Appistry (the name derives from the phrase “Application Artistry”) offers a variety of cloud computing offerings in life sciences and bioinformatics. Michael Groner, co-founder and chief architect, said the company’s mission came from the belief that engineers “spend too much time building in scale management adaptability into our software, more than the value add we want to build in. That seemed wrong.”

Groner says his co-founder, Bob Lazzano, recognized the value of linking cheap computers via software back in 2000. “He had insight that predicted cloud computing seven years before it took off!” says Groner. He called it “fabric computing,” the idea being that Appistry hides hardware beneath the fabric so that it looks like a single computational entity. “We recognize that our favorite phrase lost,” says Groner, not sounding too worried.

That sounds a bit like Al Gore inventing the Internet, but Appistry offers a software tier that ties machines together. “It makes multiple machines act as one, and hides the failures/details from you, so you can have your machines adapt, scale, and modify to your environment, and you can focus on the value of your application,” says Groner.

Appistry is harnessing its experience in clouds, high-performance computing and analytics—FedEx is one of its biggest customers—with its new life sciences offering called Ayrris Bio. Appistry offers its own public service based on its cloud on a per usage basis, including exome, RNA-seq and whole-genome analysis.

 “We have everything set up and ready to go right now,” says Groner. “Give us your files; we’re ready.” As for data delivery, Appistry is getting hooked up on Internet 2, but hard drive delivery works well. Groner says the company is offering “head-snapping prices” as low as $250/run and alignments for less than $1,000.

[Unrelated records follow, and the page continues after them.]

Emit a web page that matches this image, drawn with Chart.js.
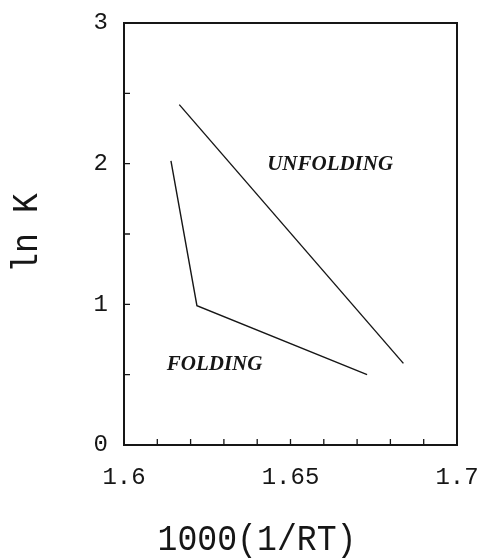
<!DOCTYPE html>
<html>
<head>
<meta charset="utf-8">
<script src="https://cdn.jsdelivr.net/npm/chart.js@4/dist/chart.umd.min.js"></script>
<style>
  html, body { margin: 0; padding: 0; background: #fff; }
  #wrap { width: 483px; height: 558px; position: relative; }
</style>
</head>
<body>
<div id="wrap"><canvas id="arrhenius"></canvas></div>
<script>
// ln K against 1000/RT for the two transitions
const unfoldX = [1.6166, 1.6839];
const unfoldY = [2.42, 0.58];
const foldX = [1.6141, 1.6219, 1.6730];
const foldY = [2.02, 0.99, 0.50];

// axis ranges and tick spacing
const xMin = 1.6, xMax = 1.7, xStep = 0.01;
const yMin = 0, yMax = 3, yStep = 0.5;
const xLabelEvery = [1.6, 1.65, 1.7];
const yLabelEvery = [0, 1, 2, 3];

// text placed next to the curves (data coordinates)
const curveNotes = [
  { text: 'UNFOLDING', x: 1.6619, y: 1.99 },
  { text: 'FOLDING', x: 1.6272, y: 0.57 }
];

const ink = '#161616';
const pts = (xs, ys) => xs.map((x, i) => ({ x, y: ys[i] }));

// frame, inward ticks, axis titles and curve notes
const plotterFrame = {
  id: 'plotterFrame',
  afterDraw(chart) {
    const { ctx, chartArea: a, scales } = chart;
    ctx.save();
    ctx.strokeStyle = ink;
    ctx.lineWidth = 2;
    ctx.strokeRect(a.left, a.top, a.right - a.left, a.bottom - a.top);

    ctx.lineWidth = 1.3;
    ctx.beginPath();
    scales.x.ticks.forEach(t => {
      const px = scales.x.getPixelForValue(t.value);
      ctx.moveTo(px, a.bottom);
      ctx.lineTo(px, a.bottom - 6);
    });
    scales.y.ticks.forEach(t => {
      const py = scales.y.getPixelForValue(t.value);
      ctx.moveTo(a.left, py);
      ctx.lineTo(a.left + 6, py);
    });
    ctx.stroke();

    ctx.fillStyle = ink;
    ctx.textAlign = 'center';
    ctx.textBaseline = 'middle';
    ctx.font = '36px "Liberation Mono"';
    ctx.save();
    ctx.translate(257, 540);
    ctx.scale(0.92, 1);
    ctx.fillText('1000(1/RT)', 0, 0);
    ctx.restore();
    ctx.save();
    ctx.translate(27, 233);
    ctx.rotate(-Math.PI / 2);
    ctx.scale(0.92, 1);
    ctx.fillText('ln K', 0, 0);
    ctx.restore();

    ctx.font = 'italic bold 21px "Liberation Serif"';
    curveNotes.forEach(n => {
      ctx.fillText(n.text, scales.x.getPixelForValue(n.x), scales.y.getPixelForValue(n.y));
    });
    ctx.restore();
  }
};

const ctx = document.getElementById('arrhenius').getContext('2d');
new Chart(ctx, {
  type: 'scatter',
  data: {
    datasets: [
      { label: 'Unfolding', data: pts(unfoldX, unfoldY), showLine: true,
        borderColor: ink, borderWidth: 1.4, pointRadius: 0, fill: false },
      { label: 'Folding', data: pts(foldX, foldY), showLine: true,
        borderColor: ink, borderWidth: 1.4, pointRadius: 0, fill: false }
    ]
  },
  options: {
    responsive: true,
    maintainAspectRatio: false,
    animation: false,
    layout: { padding: { top: 23, right: 26, left: 0, bottom: 0 } },
    plugins: { legend: { display: false }, tooltip: { enabled: false } },
    scales: {
      x: {
        type: 'linear', min: xMin, max: xMax,
        grid: { display: false, drawTicks: false },
        border: { display: false },
        afterFit: s => { s.height = 113; s.paddingLeft = 0; s.paddingRight = 0; },
        ticks: {
          stepSize: xStep, autoSkip: false, maxRotation: 0, padding: 18,
          color: ink, font: { family: 'Liberation Mono', size: 24 },
          callback: v => {
            const hit = xLabelEvery.find(l => Math.abs(l - v) < 1e-6);
            return hit === undefined ? '' : String(hit);
          }
        }
      },
      y: {
        type: 'linear', min: yMin, max: yMax,
        grid: { display: false, drawTicks: false },
        border: { display: false },
        afterFit: s => { s.width = 124; s.paddingTop = 0; s.paddingBottom = 0; },
        ticks: {
          stepSize: yStep, autoSkip: false, padding: 16,
          color: ink, font: { family: 'Liberation Mono', size: 24 },
          callback: v => yLabelEvery.includes(v) ? String(v) : ''
        }
      }
    }
  },
  plugins: [plotterFrame]
});
</script>
</body>
</html>
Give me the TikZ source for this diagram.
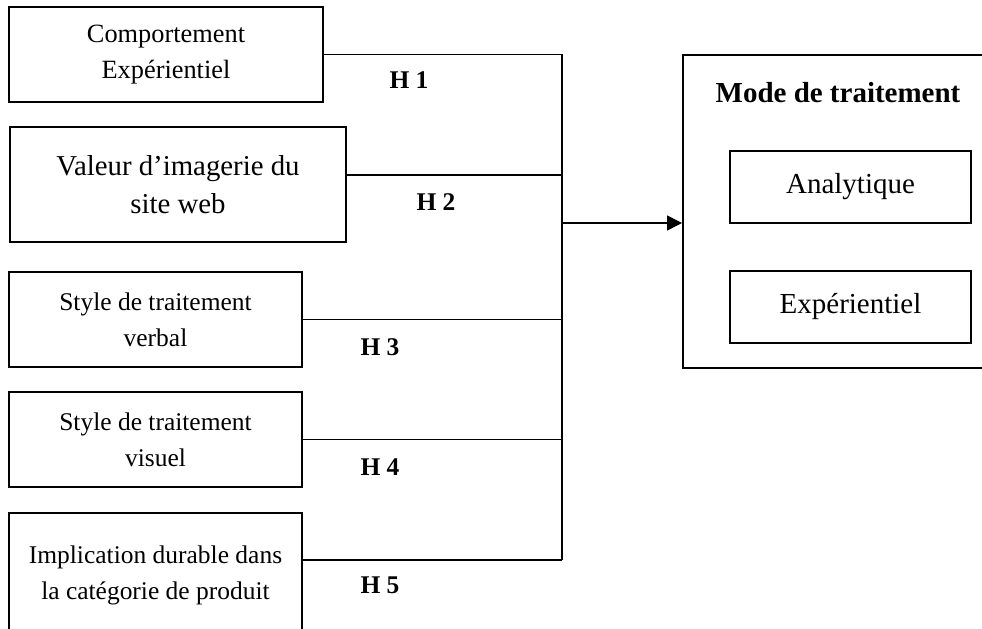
\documentclass[tikz,border=0pt]{standalone}
\usepackage{fontspec}
\setmainfont{Liberation Serif}
\usetikzlibrary{arrows.meta,positioning,calc}

\begin{document}
\begin{tikzpicture}[x=0.02cm,y=0.02cm,line width=0.9pt,
    varbox/.style={draw,align=center,inner sep=0pt,font=\fontsize{14.5}{20.5}\selectfont},
    resbox/.style={draw,align=center,inner sep=0pt,minimum width=241*0.02cm,minimum height=72*0.02cm,font=\fontsize{16.5}{20}\selectfont},
    hlabel/.style={font=\fontsize{14.5}{17}\selectfont\bfseries}]
  \useasboundingbox (0,0) rectangle (982,-628); % 図全体の範囲
  \node[varbox,minimum width=314*0.02cm,minimum height=95*0.02cm,font=\fontsize{15}{20.5}\selectfont] (c1) at (166,-54.5) {Comportement\\Expérientiel}; % 1つ目の変数
  \node[varbox,minimum width=336*0.02cm,minimum height=115*0.02cm,font=\fontsize{16.4}{21.5}\selectfont] (c2) at (178,-184.5) {Valeur d’imagerie du\\site web}; % 2つ目の変数
  \node[varbox,minimum width=293*0.02cm,minimum height=95*0.02cm] (c3) at (155.5,-319.5) {Style de traitement\\verbal}; % 3つ目の変数
  \node[varbox,minimum width=293*0.02cm,minimum height=95*0.02cm] (c4) at (155.5,-439.5) {Style de traitement\\visuel}; % 4つ目の変数
  \node[varbox,minimum width=293*0.02cm,minimum height=125*0.02cm,anchor=north] (c5) at (155.5,-512) {Implication durable dans\\la catégorie de produit}; % 5つ目の変数（下端は図の外）
  \node[draw,minimum width=330*0.02cm,minimum height=313*0.02cm,anchor=north west,inner sep=0pt] (mode) at (682,-54) {}; % 右側の大きな枠（右端は図の外）
  \node[font=\fontsize{16.5}{20}\selectfont\bfseries] (title) at (838,-93) {Mode de traitement}; % 右枠の見出し
  \node[resbox] (ana) at (850.5,-187) {Analytique}; % 分析的モード
  \node[resbox] (exp) at (850.5,-307) {Expérientiel}; % 経験的モード
  \coordinate (junc) at (562,-223); % 縦線と矢印の分岐点
  \coordinate (h2) at ([shift={(0,9.5)}]c2.east); % 2つ目の線の出発点
  \coordinate (h5) at ([shift={(0,15.5)}]c5.east); % 5つ目の線の出発点
  \draw (c1.east) -- (c1.east -| junc); % H1 の線
  \draw (h2) -- (h2 -| junc); % H2 の線
  \draw (c3.east) -- (c3.east -| junc); % H3 の線
  \draw (c4.east) -- (c4.east -| junc); % H4 の線
  \draw (h5) -- (h5 -| junc); % H5 の線
  \draw (c1.east -| junc) -- (h5 -| junc); % 線をまとめる縦線
  \draw[-{Triangle[length=0.3cm,width=0.3cm]}] (junc) -- (junc -| mode.west); % 右枠への矢印
  \node[hlabel] (l1) at (409,-80) {H 1}; % 仮説1
  \node[hlabel] (l2) at (436,-202) {H 2}; % 仮説2
  \node[hlabel] (l3) at (380,-347) {H 3}; % 仮説3
  \node[hlabel] (l4) at (380,-467) {H 4}; % 仮説4
  \node[hlabel] (l5) at (380,-585) {H 5}; % 仮説5
\end{tikzpicture}
\end{document}
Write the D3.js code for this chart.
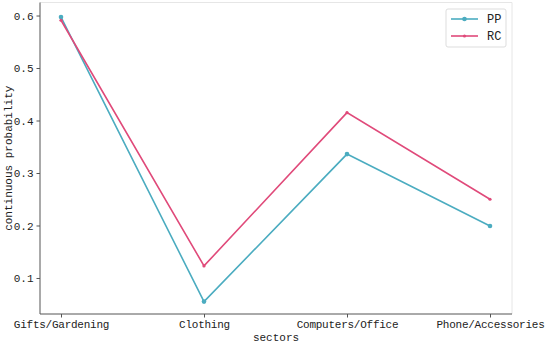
<!DOCTYPE html>
<html>
<head>
<meta charset="utf-8">
<script src="https://cdn.jsdelivr.net/npm/d3@7"></script>
<style>
  body { margin: 0; background: #fff; }
  text { font-family: "Liberation Mono", "DejaVu Sans Mono", monospace; fill: #222; }
</style>
</head>
<body>
<div id="chart"></div>
<script>
// chart data
var sectors = ["Gifts/Gardening", "Clothing", "Computers/Office", "Phone/Accessories"];
var ppValues = [0.597, 0.055, 0.336, 0.199];
var rcValues = [0.591, 0.123, 0.415, 0.250];
var yTicks = [0.1, 0.2, 0.3, 0.4, 0.5, 0.6];

var width = 545, height = 345;
var margin = {left: 40, right: 33, top: 2.5, bottom: 31};

var svg = d3.select("#chart").append("svg")
    .attr("width", width)
    .attr("height", height);

var x = d3.scalePoint()
    .domain(sectors)
    .range([61, 490]);

var y = d3.scaleLinear()
    .domain([0.0314, 0.6248])
    .range([height - margin.bottom, margin.top]);

// frame: light top/right spines
svg.append("line").attr("x1", margin.left).attr("x2", width - margin.right)
    .attr("y1", margin.top).attr("y2", margin.top).attr("stroke", "#e6e6e6");
svg.append("line").attr("x1", width - margin.right).attr("x2", width - margin.right)
    .attr("y1", margin.top).attr("y2", height - margin.bottom).attr("stroke", "#e6e6e6");

// axes
var xAxis = svg.append("g")
    .attr("transform", "translate(0," + (height - margin.bottom) + ")")
    .call(d3.axisBottom(x).tickSize(3.5).tickPadding(3));
xAxis.select(".domain").attr("d", "M" + margin.left + ",0H" + (width - margin.right)).attr("stroke", "#555");
xAxis.selectAll(".tick line").attr("stroke", "#555");
xAxis.selectAll("text").style("font-size", "11px").style("letter-spacing", "-0.25px").attr("fill", "#222");

var yAxis = svg.append("g")
    .attr("transform", "translate(" + margin.left + ",0)")
    .call(d3.axisLeft(y).tickValues(yTicks).tickFormat(d3.format(".1f")).tickSize(3.5).tickPadding(3));
yAxis.select(".domain").attr("d", "M0," + margin.top + "V" + (height - margin.bottom)).attr("stroke", "#555");
yAxis.selectAll(".tick line").attr("stroke", "#555");
yAxis.selectAll("text").style("font-size", "11px").attr("fill", "#222");

// axis labels
svg.append("text")
    .attr("x", (margin.left + width - margin.right) / 2)
    .attr("y", 341)
    .attr("text-anchor", "middle")
    .style("font-size", "11px")
    .text("sectors");

svg.append("text")
    .attr("transform", "translate(12," + ((margin.top + height - margin.bottom) / 2) + ") rotate(-90)")
    .attr("text-anchor", "middle")
    .style("font-size", "11px")
    .text("continuous probability");

// series
var series = [
    {name: "PP", values: ppValues, color: "#4bacc0", r: 2.3},
    {name: "RC", values: rcValues, color: "#e04a7a", r: 1.6}
];

var line = d3.line()
    .x(function (d, i) { return x(sectors[i]); })
    .y(function (d) { return y(d); });

series.forEach(function (s) {
    svg.append("path")
        .attr("d", line(s.values))
        .attr("fill", "none")
        .attr("stroke", s.color)
        .attr("stroke-width", 1.6);
    svg.selectAll(null)
        .data(s.values)
        .enter()
        .append("circle")
        .attr("cx", function (d, i) { return x(sectors[i]); })
        .attr("cy", function (d) { return y(d); })
        .attr("r", s.r)
        .attr("fill", s.color);
});

// legend
var legend = svg.append("g").attr("transform", "translate(446,9)");
legend.append("rect")
    .attr("width", 60).attr("height", 38).attr("rx", 2)
    .attr("fill", "#fff").attr("stroke", "#ddd");
series.forEach(function (s, i) {
    var g = legend.append("g").attr("transform", "translate(0," + (10 + i * 17) + ")");
    g.append("line").attr("x1", 5).attr("x2", 32).attr("stroke", s.color).attr("stroke-width", 1.6);
    g.append("circle").attr("cx", 18.5).attr("r", s.r).attr("fill", s.color);
    g.append("text").attr("x", 41).attr("y", 4).style("font-size", "12px").text(s.name);
});
</script>
</body>
</html>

Groner ticks off several advantages of Appistry’s architecture. “We don’t rely on virtualization—our software is as close to the bare metal as possible (unlike Amazon and other public clouds).” But the one he stresses is the usage of computational storage, or as Groner puts it, “where we move work to the data.” Minimizing data movement is essential to solving Big Data analytics in less time, he says. “Our execution environment applies our HPC patterns on to existing, unmodified tools to execute subsets of the analytics on the ‘best’ machine possible,” which is often the machine holding the data to be processed.

In addition to running data in its own environment, Appistry also resells the appliance (up to a single rack) and cloud architecture, so users with very high data volumes or security issues can set up the same system in their own environment. “We realized that for some solutions, instead of just taking a tool perspective, we could sell the complete solution,” says Groner. “We hired some bioinformaticians and put together this complete solution.” K.D.